Ideally, settlement software should be designed so that the implementation of anything that is subject to change (such as the HUD-1 form) is a separate component (think light bulb). The portions of the software that gather the data for the HUD-1 form should have no knowledge of the physical formatting of the form, such as sections and line numbers. The order entry portion of the software should simply pass this data to the HUD preparation component using an interface (think light bulb socket) and let the HUD piece deal with how to present the data.

Designing software in this way minimizes the cost of changes by isolating the parts of the application that change. It is relatively easy to create a new software component that takes raw data, such as settlement information, and displays or prints it in a new format.

On the flip side, when details such as HUD sections and line numbers are referenced throughout an application, the amount of software code that needs to be changed grows dramatically. Application-wide, non-isolated changes are both costly and risky.

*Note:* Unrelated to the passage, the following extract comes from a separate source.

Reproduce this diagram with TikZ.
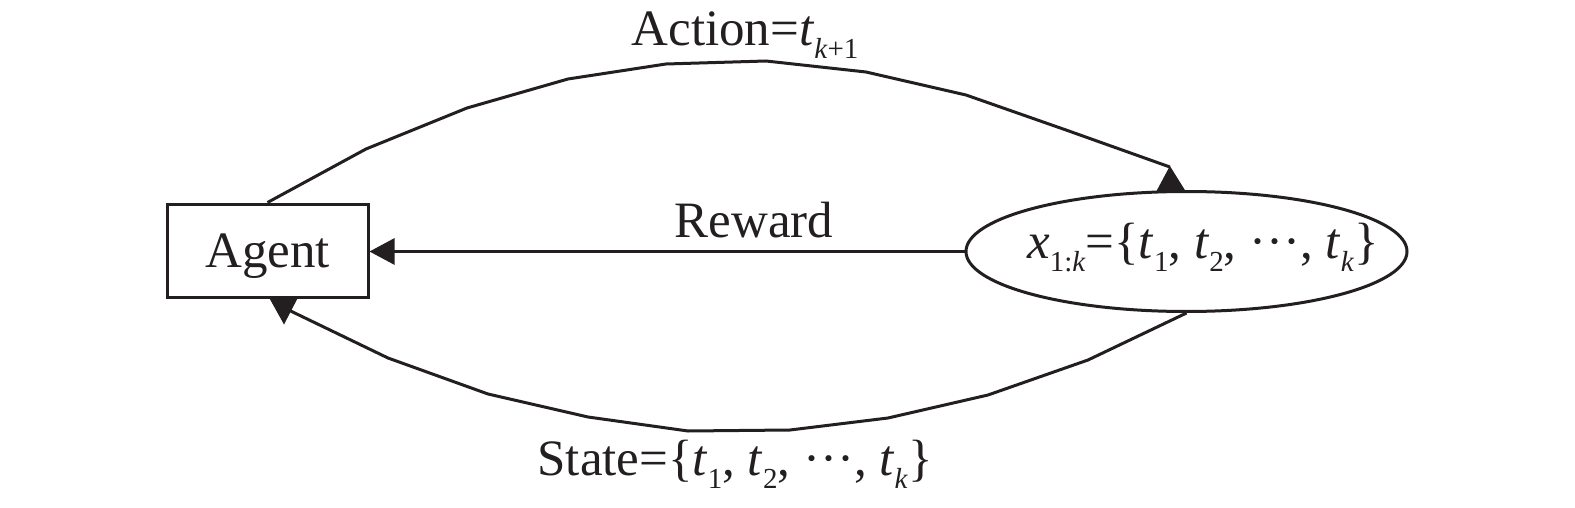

I highly recommend that anyone responsible for designing or building software read the book Design Patterns, Elements of Reusable Object-Oriented Software by Gamma, Helm, Johnson, and Vlissides (the “gang of four”). If this book is not already required reading for computer science curriculums, it should be.

Application developers need to make sure they take the time to adequately design for change. End-users need assurance from their vendors or information technology providers that they are providing change-resilient software. Doing so will save tremendous amounts of money and aggravation.